# Charts and diagrams as code
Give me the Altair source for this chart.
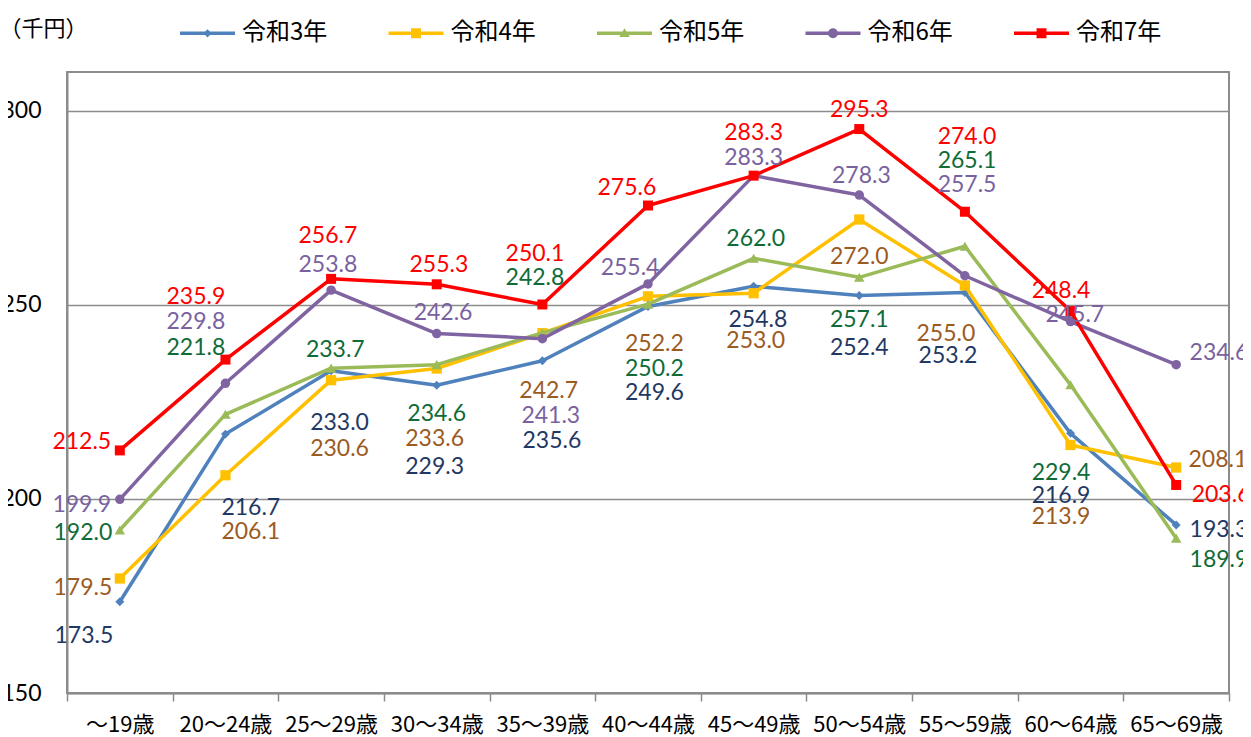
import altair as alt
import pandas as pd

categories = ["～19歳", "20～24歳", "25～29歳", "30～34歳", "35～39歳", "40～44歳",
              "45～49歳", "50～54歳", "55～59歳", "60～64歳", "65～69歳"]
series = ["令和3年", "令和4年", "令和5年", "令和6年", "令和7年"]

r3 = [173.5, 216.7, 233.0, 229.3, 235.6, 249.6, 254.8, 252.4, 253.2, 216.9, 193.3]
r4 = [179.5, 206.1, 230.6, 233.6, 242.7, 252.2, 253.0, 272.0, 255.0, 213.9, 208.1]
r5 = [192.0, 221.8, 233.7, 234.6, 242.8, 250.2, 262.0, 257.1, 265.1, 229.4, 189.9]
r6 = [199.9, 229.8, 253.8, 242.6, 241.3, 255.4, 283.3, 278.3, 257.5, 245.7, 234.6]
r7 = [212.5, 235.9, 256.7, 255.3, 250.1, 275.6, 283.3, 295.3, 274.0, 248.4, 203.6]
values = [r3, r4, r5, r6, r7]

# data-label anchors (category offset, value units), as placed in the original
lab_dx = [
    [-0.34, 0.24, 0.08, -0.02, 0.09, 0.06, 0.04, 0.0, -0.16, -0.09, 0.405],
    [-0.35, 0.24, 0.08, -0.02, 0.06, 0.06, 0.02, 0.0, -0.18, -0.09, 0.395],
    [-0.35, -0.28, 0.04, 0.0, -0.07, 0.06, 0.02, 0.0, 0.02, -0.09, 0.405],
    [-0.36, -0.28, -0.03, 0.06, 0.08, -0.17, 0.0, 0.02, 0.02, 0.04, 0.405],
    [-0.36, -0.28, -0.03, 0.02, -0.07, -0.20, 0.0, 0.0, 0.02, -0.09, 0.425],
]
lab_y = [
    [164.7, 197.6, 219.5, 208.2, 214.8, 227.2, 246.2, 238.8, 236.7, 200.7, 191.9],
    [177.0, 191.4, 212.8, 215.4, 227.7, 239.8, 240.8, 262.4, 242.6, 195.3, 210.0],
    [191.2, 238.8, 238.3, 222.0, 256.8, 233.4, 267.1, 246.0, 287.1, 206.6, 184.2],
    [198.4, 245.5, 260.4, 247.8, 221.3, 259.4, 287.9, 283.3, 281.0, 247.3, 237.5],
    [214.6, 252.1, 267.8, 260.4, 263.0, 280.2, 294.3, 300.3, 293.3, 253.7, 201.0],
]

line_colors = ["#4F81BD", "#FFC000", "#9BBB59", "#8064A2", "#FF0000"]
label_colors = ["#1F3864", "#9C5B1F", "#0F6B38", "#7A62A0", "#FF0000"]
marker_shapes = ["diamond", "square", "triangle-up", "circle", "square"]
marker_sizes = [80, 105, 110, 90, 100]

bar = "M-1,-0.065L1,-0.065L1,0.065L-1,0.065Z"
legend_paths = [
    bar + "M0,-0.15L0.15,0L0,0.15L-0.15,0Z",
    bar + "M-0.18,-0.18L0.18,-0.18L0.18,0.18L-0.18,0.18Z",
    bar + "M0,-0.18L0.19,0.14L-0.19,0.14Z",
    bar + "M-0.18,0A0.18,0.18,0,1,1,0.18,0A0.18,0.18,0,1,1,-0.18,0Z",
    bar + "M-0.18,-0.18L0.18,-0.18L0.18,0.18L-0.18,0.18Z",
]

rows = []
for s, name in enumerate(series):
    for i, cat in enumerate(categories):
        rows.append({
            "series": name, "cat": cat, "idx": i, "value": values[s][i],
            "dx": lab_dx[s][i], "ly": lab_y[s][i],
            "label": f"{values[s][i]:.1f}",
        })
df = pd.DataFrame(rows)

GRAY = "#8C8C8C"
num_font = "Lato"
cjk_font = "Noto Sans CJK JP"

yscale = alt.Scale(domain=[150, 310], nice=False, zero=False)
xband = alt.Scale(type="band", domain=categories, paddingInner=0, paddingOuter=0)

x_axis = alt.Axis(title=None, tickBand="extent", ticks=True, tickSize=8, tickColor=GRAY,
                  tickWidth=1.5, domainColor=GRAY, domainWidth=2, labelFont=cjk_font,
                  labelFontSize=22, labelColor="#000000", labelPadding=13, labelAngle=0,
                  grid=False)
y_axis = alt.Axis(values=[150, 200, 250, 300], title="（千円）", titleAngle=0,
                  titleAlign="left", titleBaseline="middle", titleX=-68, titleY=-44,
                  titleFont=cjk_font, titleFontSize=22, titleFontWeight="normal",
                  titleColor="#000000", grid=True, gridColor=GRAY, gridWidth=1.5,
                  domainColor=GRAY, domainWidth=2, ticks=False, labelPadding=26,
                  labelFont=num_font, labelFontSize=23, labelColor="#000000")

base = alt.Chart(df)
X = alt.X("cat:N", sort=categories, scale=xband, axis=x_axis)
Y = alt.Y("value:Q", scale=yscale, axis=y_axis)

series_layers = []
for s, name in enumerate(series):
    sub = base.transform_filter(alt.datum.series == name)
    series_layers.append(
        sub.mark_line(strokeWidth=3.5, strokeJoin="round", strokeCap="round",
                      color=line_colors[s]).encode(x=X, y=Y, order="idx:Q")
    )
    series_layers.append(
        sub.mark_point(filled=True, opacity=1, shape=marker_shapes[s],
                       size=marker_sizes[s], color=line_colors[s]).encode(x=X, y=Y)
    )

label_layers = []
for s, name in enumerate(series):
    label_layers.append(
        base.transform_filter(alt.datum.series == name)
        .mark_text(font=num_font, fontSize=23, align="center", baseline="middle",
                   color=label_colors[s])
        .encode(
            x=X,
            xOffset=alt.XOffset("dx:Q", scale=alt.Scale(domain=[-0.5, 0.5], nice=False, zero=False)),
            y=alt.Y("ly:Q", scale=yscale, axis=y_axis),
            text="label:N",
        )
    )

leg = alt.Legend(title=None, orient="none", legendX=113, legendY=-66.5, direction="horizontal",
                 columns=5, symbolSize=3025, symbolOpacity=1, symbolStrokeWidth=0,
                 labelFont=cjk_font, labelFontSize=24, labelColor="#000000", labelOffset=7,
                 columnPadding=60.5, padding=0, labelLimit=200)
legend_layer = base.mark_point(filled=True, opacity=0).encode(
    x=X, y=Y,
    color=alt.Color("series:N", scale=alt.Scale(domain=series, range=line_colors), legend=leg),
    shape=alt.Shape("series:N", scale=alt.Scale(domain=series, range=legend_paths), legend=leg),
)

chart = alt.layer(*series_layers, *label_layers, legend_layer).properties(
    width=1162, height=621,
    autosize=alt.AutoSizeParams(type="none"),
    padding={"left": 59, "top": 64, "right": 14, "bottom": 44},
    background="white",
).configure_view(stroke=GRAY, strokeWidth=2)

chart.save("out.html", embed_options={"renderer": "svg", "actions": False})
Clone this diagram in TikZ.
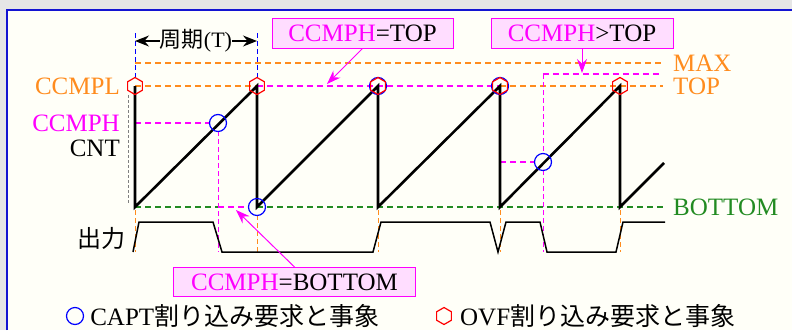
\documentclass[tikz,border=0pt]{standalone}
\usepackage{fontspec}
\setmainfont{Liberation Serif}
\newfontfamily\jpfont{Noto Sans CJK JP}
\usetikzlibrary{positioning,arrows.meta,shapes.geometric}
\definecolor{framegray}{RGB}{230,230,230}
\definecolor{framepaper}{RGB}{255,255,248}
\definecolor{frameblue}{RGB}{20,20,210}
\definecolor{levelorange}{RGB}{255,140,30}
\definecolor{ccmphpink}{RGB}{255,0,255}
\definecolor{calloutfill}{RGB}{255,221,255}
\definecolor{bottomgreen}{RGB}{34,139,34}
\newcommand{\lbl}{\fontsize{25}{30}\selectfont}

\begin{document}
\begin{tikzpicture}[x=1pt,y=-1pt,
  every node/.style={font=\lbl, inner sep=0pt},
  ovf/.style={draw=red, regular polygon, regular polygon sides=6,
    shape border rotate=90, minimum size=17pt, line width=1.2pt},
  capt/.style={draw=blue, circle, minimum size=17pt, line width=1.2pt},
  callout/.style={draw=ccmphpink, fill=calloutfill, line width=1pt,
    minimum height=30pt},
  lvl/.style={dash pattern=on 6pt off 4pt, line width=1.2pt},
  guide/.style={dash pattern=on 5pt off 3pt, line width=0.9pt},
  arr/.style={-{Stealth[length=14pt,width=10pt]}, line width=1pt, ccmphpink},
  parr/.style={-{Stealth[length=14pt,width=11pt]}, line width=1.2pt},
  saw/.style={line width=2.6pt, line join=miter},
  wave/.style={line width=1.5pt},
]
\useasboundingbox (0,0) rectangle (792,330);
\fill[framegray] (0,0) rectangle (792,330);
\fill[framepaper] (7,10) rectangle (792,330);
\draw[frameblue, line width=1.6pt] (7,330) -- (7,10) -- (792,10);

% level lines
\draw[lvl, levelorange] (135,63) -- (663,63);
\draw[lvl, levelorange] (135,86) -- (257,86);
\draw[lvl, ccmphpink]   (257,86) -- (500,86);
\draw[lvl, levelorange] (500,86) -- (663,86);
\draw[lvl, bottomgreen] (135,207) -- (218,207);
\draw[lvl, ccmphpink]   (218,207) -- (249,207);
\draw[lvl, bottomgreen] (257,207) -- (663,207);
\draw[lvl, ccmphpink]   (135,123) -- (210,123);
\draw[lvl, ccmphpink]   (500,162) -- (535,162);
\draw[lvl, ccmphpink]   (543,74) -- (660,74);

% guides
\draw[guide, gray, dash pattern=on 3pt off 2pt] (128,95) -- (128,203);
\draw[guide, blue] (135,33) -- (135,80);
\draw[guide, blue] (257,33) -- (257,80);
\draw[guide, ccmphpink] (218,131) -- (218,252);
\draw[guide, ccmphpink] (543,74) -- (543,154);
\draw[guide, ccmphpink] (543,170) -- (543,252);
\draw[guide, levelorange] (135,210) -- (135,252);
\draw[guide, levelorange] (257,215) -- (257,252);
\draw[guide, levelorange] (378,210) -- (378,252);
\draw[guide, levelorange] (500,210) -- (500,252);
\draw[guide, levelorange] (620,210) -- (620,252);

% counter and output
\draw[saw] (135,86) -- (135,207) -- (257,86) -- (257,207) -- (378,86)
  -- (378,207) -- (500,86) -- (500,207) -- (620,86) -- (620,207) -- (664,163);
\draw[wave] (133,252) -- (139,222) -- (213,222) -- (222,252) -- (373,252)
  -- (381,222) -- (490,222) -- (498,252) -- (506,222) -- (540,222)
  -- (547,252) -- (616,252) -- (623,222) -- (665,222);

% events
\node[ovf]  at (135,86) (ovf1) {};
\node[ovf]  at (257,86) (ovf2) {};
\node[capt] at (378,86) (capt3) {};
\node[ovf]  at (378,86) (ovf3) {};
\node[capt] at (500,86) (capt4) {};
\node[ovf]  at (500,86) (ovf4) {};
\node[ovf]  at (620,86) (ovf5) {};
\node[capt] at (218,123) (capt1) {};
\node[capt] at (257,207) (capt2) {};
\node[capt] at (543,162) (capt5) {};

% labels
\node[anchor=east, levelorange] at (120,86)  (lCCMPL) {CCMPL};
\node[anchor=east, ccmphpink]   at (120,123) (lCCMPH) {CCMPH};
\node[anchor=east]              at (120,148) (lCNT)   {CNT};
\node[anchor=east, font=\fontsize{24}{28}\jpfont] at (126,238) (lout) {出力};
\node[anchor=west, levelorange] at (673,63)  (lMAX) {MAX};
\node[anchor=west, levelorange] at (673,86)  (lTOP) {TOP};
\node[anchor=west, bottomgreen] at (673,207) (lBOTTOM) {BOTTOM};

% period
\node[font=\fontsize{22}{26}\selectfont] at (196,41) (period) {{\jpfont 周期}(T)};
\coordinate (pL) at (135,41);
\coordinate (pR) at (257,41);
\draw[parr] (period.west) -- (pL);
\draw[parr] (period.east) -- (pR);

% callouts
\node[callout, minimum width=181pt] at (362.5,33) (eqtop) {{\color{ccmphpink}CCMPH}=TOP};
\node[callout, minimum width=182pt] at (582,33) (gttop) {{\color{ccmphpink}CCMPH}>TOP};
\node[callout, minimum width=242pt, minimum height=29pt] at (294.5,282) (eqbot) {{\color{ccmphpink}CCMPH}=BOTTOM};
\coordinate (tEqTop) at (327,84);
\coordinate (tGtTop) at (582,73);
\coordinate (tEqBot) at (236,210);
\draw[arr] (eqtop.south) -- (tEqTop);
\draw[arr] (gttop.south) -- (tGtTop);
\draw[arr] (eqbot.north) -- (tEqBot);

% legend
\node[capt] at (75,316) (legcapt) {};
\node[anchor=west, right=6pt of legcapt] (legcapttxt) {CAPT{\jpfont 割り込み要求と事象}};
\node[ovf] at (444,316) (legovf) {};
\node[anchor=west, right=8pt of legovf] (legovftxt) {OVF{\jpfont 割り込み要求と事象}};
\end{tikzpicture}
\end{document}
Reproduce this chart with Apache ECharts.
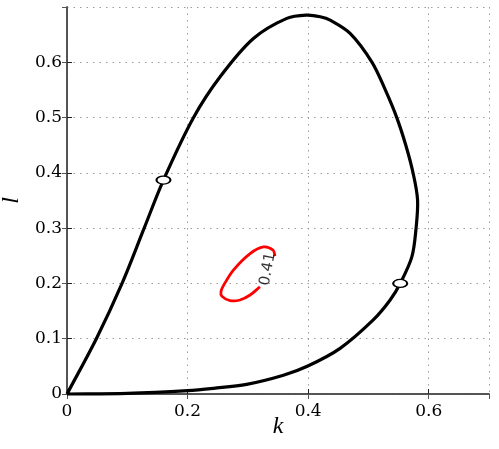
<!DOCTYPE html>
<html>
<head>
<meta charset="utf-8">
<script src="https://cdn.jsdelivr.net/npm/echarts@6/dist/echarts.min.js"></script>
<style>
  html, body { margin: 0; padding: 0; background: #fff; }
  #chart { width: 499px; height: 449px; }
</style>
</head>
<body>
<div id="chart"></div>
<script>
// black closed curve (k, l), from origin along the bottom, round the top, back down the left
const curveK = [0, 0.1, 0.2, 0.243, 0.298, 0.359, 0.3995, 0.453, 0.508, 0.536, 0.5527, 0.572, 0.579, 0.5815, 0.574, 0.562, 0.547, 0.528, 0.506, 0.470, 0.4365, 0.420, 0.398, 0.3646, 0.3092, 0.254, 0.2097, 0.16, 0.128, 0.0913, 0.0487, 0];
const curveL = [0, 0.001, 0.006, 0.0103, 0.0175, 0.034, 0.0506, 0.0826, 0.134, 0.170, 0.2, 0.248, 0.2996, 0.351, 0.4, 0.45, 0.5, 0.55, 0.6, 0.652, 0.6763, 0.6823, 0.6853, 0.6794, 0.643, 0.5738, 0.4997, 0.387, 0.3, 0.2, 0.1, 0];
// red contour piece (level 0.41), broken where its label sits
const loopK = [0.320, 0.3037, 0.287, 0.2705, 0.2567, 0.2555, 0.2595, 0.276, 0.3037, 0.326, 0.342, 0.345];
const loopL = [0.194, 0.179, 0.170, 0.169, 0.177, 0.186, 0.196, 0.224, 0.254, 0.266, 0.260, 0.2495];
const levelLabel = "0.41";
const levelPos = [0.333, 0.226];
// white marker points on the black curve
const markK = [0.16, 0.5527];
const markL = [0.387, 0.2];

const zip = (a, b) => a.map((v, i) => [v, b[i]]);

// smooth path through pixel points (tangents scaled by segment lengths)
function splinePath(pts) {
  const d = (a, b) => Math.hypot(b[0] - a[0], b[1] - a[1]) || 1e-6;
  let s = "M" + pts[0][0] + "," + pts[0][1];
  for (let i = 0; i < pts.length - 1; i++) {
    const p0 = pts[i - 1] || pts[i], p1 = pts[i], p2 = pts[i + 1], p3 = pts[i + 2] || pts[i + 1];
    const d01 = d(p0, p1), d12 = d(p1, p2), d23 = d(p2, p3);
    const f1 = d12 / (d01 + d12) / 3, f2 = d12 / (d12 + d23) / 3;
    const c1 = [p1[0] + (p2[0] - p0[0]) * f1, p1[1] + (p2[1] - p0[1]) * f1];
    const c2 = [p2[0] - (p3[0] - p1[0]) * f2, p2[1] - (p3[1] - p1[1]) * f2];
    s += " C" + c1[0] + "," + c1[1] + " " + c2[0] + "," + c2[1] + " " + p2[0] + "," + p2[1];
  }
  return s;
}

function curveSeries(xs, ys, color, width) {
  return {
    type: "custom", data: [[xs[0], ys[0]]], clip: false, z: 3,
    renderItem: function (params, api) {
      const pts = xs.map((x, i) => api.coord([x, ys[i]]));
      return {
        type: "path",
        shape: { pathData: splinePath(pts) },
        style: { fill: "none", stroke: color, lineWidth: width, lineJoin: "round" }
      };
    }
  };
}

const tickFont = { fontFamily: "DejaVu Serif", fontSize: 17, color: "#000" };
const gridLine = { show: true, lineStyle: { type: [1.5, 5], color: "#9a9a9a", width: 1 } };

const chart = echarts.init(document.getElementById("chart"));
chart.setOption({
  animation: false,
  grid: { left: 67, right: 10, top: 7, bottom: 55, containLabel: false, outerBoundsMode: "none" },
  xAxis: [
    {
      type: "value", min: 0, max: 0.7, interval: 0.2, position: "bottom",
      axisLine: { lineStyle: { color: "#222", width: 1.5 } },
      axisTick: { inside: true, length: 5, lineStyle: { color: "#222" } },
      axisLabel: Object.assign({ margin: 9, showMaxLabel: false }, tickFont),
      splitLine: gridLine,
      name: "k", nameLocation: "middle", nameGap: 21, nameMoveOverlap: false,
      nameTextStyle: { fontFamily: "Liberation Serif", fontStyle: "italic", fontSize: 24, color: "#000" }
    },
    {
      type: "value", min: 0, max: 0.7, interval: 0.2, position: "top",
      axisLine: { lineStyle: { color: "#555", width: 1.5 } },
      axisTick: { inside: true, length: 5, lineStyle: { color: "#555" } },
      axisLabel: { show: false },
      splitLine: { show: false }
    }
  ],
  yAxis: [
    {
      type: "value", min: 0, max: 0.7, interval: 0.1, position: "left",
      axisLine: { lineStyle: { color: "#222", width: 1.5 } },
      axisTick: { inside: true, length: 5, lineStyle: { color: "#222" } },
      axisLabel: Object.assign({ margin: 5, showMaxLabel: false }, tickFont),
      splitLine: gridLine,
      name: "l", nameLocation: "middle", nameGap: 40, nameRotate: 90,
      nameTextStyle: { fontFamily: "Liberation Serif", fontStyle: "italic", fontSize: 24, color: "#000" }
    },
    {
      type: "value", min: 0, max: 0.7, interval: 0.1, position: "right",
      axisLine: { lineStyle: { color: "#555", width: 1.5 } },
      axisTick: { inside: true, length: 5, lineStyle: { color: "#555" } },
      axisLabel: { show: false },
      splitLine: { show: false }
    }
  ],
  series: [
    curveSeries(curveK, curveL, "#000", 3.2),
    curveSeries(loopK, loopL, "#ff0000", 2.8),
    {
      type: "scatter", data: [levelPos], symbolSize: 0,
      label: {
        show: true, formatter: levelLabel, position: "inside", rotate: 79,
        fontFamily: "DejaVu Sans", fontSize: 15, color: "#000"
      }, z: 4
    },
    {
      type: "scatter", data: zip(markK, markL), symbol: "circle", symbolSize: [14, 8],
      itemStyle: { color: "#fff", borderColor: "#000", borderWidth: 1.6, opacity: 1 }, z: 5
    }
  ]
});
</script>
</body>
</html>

# Requirement
Search the entries for "this" and copy out each line that has it.

# Expected output
Give me the Altair source for this chart.
Clone this diagram in TikZ.
Reproduce this chart with Apache ECharts.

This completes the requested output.